▶ **Exercise details**:
Output the data word for word, dropping every image.

═══ Supplied information

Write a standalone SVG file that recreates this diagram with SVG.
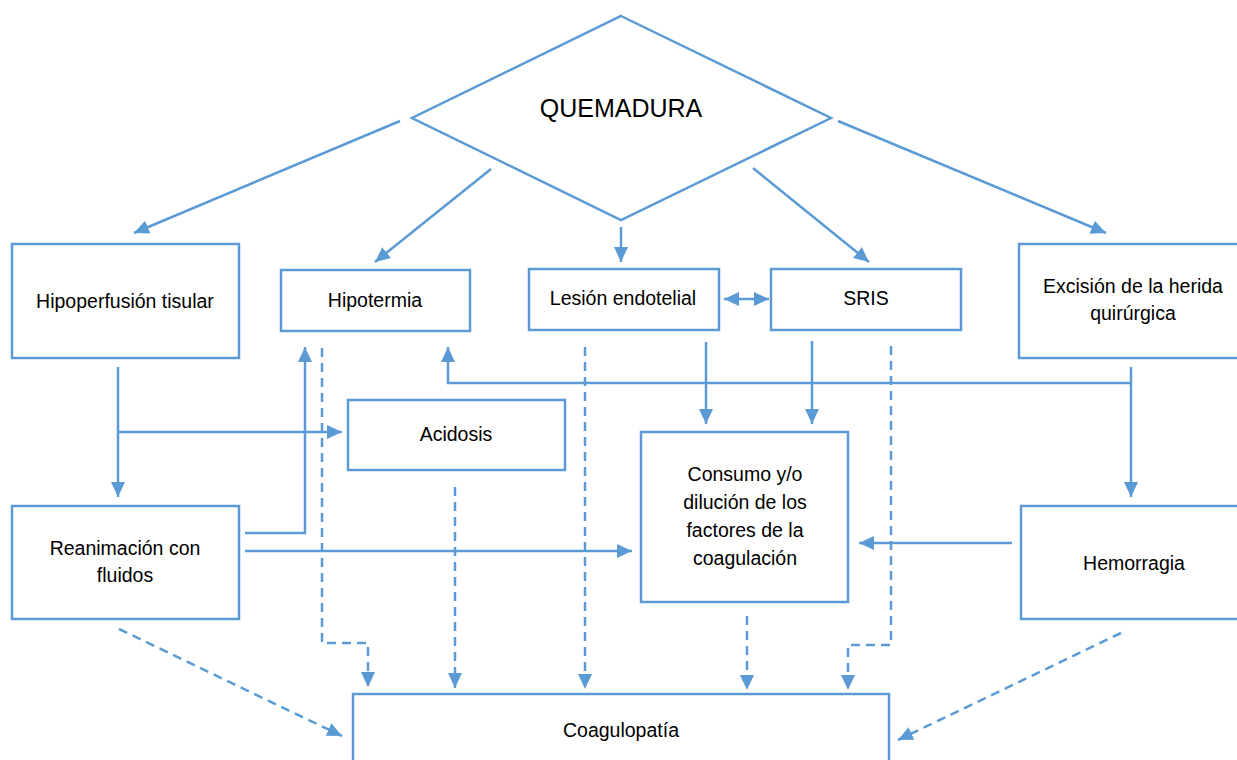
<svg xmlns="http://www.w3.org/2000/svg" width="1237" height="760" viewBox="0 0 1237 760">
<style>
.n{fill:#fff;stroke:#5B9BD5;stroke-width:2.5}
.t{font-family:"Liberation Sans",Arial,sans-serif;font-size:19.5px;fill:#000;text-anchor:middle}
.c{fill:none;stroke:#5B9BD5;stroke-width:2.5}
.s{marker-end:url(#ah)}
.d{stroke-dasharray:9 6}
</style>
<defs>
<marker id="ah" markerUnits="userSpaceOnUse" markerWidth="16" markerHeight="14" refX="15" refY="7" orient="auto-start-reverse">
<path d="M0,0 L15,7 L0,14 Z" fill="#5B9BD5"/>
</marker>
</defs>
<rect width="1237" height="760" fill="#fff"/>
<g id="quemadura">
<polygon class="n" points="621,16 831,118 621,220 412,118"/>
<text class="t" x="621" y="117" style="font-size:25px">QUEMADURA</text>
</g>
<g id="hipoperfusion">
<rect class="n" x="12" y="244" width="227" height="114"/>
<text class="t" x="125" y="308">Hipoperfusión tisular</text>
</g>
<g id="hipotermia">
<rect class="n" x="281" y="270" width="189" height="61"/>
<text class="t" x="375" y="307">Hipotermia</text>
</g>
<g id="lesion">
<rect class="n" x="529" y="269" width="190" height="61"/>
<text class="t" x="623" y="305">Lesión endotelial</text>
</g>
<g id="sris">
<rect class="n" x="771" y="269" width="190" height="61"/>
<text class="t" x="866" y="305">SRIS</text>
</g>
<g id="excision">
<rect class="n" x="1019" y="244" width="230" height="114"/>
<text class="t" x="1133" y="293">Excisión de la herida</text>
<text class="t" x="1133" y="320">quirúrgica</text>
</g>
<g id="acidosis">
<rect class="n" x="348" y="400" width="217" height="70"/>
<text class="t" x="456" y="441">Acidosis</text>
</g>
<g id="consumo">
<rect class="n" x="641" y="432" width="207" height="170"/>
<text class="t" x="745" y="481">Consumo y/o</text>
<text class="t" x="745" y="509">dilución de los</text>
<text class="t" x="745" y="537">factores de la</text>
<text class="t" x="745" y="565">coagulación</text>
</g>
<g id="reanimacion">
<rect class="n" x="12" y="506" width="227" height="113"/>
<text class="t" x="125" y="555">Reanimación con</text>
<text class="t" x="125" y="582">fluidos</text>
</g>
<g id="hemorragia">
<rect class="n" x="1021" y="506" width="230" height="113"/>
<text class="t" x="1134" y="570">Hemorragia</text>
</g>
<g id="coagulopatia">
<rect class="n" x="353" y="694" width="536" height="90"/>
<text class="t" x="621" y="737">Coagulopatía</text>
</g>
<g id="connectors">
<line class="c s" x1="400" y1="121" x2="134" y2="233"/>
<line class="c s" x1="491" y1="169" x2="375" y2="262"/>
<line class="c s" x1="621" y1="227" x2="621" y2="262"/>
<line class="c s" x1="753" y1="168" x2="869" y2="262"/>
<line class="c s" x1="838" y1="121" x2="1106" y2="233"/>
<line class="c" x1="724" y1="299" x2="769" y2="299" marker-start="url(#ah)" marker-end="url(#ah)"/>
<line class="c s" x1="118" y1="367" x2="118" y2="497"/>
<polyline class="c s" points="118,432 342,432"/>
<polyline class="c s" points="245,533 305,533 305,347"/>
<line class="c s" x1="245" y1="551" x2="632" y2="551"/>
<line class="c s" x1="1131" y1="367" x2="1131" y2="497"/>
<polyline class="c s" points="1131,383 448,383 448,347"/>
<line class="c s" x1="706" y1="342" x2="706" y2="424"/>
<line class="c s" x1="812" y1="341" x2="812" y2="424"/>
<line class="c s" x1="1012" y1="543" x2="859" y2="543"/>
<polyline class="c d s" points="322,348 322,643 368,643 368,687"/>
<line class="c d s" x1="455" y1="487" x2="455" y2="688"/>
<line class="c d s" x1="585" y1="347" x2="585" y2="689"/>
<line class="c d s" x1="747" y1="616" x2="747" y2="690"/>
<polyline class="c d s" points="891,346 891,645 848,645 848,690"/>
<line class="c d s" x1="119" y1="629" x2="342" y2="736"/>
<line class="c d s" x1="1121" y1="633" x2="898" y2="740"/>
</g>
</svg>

══════

▶ **Answer to the problem**:
Write a standalone SVG file that recreates this diagram with SVG.
<svg xmlns="http://www.w3.org/2000/svg" width="1237" height="760" viewBox="0 0 1237 760">
<style>
.n{fill:#fff;stroke:#5B9BD5;stroke-width:2.5}
.t{font-family:"Liberation Sans",Arial,sans-serif;font-size:19.5px;fill:#000;text-anchor:middle}
.c{fill:none;stroke:#5B9BD5;stroke-width:2.5}
.s{marker-end:url(#ah)}
.d{stroke-dasharray:9 6}
</style>
<defs>
<marker id="ah" markerUnits="userSpaceOnUse" markerWidth="16" markerHeight="14" refX="15" refY="7" orient="auto-start-reverse">
<path d="M0,0 L15,7 L0,14 Z" fill="#5B9BD5"/>
</marker>
</defs>
<rect width="1237" height="760" fill="#fff"/>
<g id="quemadura">
<polygon class="n" points="621,16 831,118 621,220 412,118"/>
<text class="t" x="621" y="117" style="font-size:25px">QUEMADURA</text>
</g>
<g id="hipoperfusion">
<rect class="n" x="12" y="244" width="227" height="114"/>
<text class="t" x="125" y="308">Hipoperfusión tisular</text>
</g>
<g id="hipotermia">
<rect class="n" x="281" y="270" width="189" height="61"/>
<text class="t" x="375" y="307">Hipotermia</text>
</g>
<g id="lesion">
<rect class="n" x="529" y="269" width="190" height="61"/>
<text class="t" x="623" y="305">Lesión endotelial</text>
</g>
<g id="sris">
<rect class="n" x="771" y="269" width="190" height="61"/>
<text class="t" x="866" y="305">SRIS</text>
</g>
<g id="excision">
<rect class="n" x="1019" y="244" width="230" height="114"/>
<text class="t" x="1133" y="293">Excisión de la herida</text>
<text class="t" x="1133" y="320">quirúrgica</text>
</g>
<g id="acidosis">
<rect class="n" x="348" y="400" width="217" height="70"/>
<text class="t" x="456" y="441">Acidosis</text>
</g>
<g id="consumo">
<rect class="n" x="641" y="432" width="207" height="170"/>
<text class="t" x="745" y="481">Consumo y/o</text>
<text class="t" x="745" y="509">dilución de los</text>
<text class="t" x="745" y="537">factores de la</text>
<text class="t" x="745" y="565">coagulación</text>
</g>
<g id="reanimacion">
<rect class="n" x="12" y="506" width="227" height="113"/>
<text class="t" x="125" y="555">Reanimación con</text>
<text class="t" x="125" y="582">fluidos</text>
</g>
<g id="hemorragia">
<rect class="n" x="1021" y="506" width="230" height="113"/>
<text class="t" x="1134" y="570">Hemorragia</text>
</g>
<g id="coagulopatia">
<rect class="n" x="353" y="694" width="536" height="90"/>
<text class="t" x="621" y="737">Coagulopatía</text>
</g>
<g id="connectors">
<line class="c s" x1="400" y1="121" x2="134" y2="233"/>
<line class="c s" x1="491" y1="169" x2="375" y2="262"/>
<line class="c s" x1="621" y1="227" x2="621" y2="262"/>
<line class="c s" x1="753" y1="168" x2="869" y2="262"/>
<line class="c s" x1="838" y1="121" x2="1106" y2="233"/>
<line class="c" x1="724" y1="299" x2="769" y2="299" marker-start="url(#ah)" marker-end="url(#ah)"/>
<line class="c s" x1="118" y1="367" x2="118" y2="497"/>
<polyline class="c s" points="118,432 342,432"/>
<polyline class="c s" points="245,533 305,533 305,347"/>
<line class="c s" x1="245" y1="551" x2="632" y2="551"/>
<line class="c s" x1="1131" y1="367" x2="1131" y2="497"/>
<polyline class="c s" points="1131,383 448,383 448,347"/>
<line class="c s" x1="706" y1="342" x2="706" y2="424"/>
<line class="c s" x1="812" y1="341" x2="812" y2="424"/>
<line class="c s" x1="1012" y1="543" x2="859" y2="543"/>
<polyline class="c d s" points="322,348 322,643 368,643 368,687"/>
<line class="c d s" x1="455" y1="487" x2="455" y2="688"/>
<line class="c d s" x1="585" y1="347" x2="585" y2="689"/>
<line class="c d s" x1="747" y1="616" x2="747" y2="690"/>
<polyline class="c d s" points="891,346 891,645 848,645 848,690"/>
<line class="c d s" x1="119" y1="629" x2="342" y2="736"/>
<line class="c d s" x1="1121" y1="633" x2="898" y2="740"/>
</g>
</svg>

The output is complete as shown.